Gallo se pronuncia acerca de quién entendía la política en términos modernos al afirmar que Alberdi comprendía entonces que no sólo debía triunfar la descentralización, sino también la política, al plantear los límites del poder central garantizando la existencia de un sólo gobierno efectivo que asimismo fuera distinto a las fórmulas absolutistas del Antiguo Régimen, aquellas que entendían a la política como la continuación de la guerra por otros medios. La guerra sobrevino de todos modos, aunque pareció ser más bien la política resuelta por otros medios, unos que quizás no son los mejores.
En parte este debate es posible inscribirlo en las reflexiones acerca de los límites de la razón política. Ante la multiplicación de poderes políticos de la razón, dice Foucault, los hombres del siglo XIX se preocuparon por sus límites. Allí intervino la filosofía, especialmente a partir de Kant, quien señaló el principio de una tradición que le atribuiría a la filosofía el rol de impedir que la razón sobrepase los límites de lo que está dado en la experiencia. Esto era exigirle quizás demasiado. En nuestras sociedades, es decir, con el desarrollo de los Estados modernos y la organización política de la sociedad, el papel de la filosofía también ha sido el de vigilar los abusos del poder de la racionalidad política, sin mayores logros.

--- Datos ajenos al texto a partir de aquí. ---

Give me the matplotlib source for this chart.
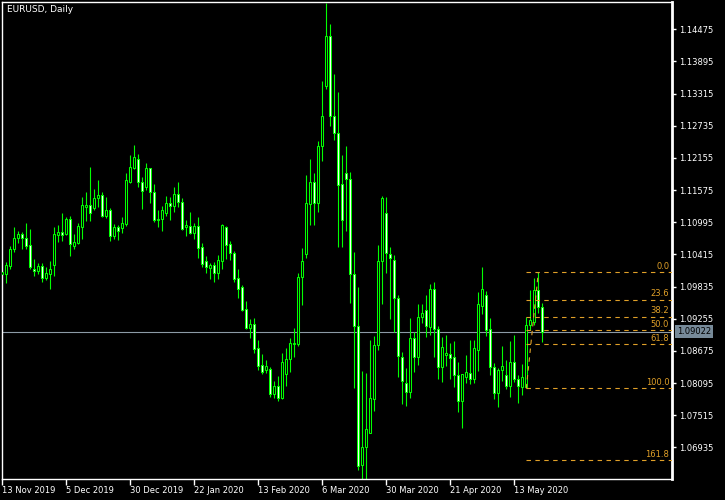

La razón de Estado podría entenderse como un gobierno racional capaz de aumentar la potencia del Estado en consonancia con él mismo. Esto mismo se expresa en los argumentos de Alberdi, quien se vale de sus análisis de aritmética política para evaluar la fuerza, el potencia y capacidad de resistencia del flamante Estado Nacional amenazado. A Alem y a Tejedor le parece excesivo su potencial, en parte, porque atenta contra la supervivencia del propio Estado provincial. El problema del establecimiento de un órgano central de comunicaciones entre poderes conflictivos, que asimismo concentra la toma de decisiones, impuesto a través de un lazo nacional que hilvana partes dispersas y que se impone como una autoridad por encima de las partes, no es exclusivamente un problema de violencia instrumental, de la fuerza de la autoridad nacional aplicada sobre el Estado provincial. A mi entender fue y será un conflicto en torno un tipo particular de relaciones de poder, ante lo cual cabe seguir indagando cómo se racionalizan dichas relaciones para poder complejizar los análisis. Yo creo que la historia entre la disputa entre poderes provinciales y poder nacional no es repetitiva, basta con profundizar en algunos detalles impuestos por las determinaciones y contingencias históricas para encontrar diversos matices a la consideración de que la Argentina sería desde 1880 un país unitario, cuando a veces el poder de la descentralización ha funcionado como verdaderas máquinas de debilitamiento del Estado sin cuestionar, dejando intacta, a la razón política, esa que no admite que se escriba su historia, ante la cual Foucault propuso marcar líneas de problematización.

Parece ridículo ese reproche al Estado de ser un factor centralizador, por un lado, e individualizante y totalitario, por el otro, en la medida de que desde un principio, asociado al poder pastoral, el Estado fue a la vez centralizador, como individualizante y totalitario.

La crítica al Estado con el argumento de limitar su poder es falaz, en la medida en que el poder centralizador, por un lado, y totalitario e individualizante, por otro, no es exclusivo del Estado, sino de la racionalidad política que ha enraizado en el poder pastoral y en la razón de Estado y el poder de policía, por tanto, la crítica no puede ser solo a sus efectos, sino a las raíces mismas de esas formas racionales de organizar el hacer político.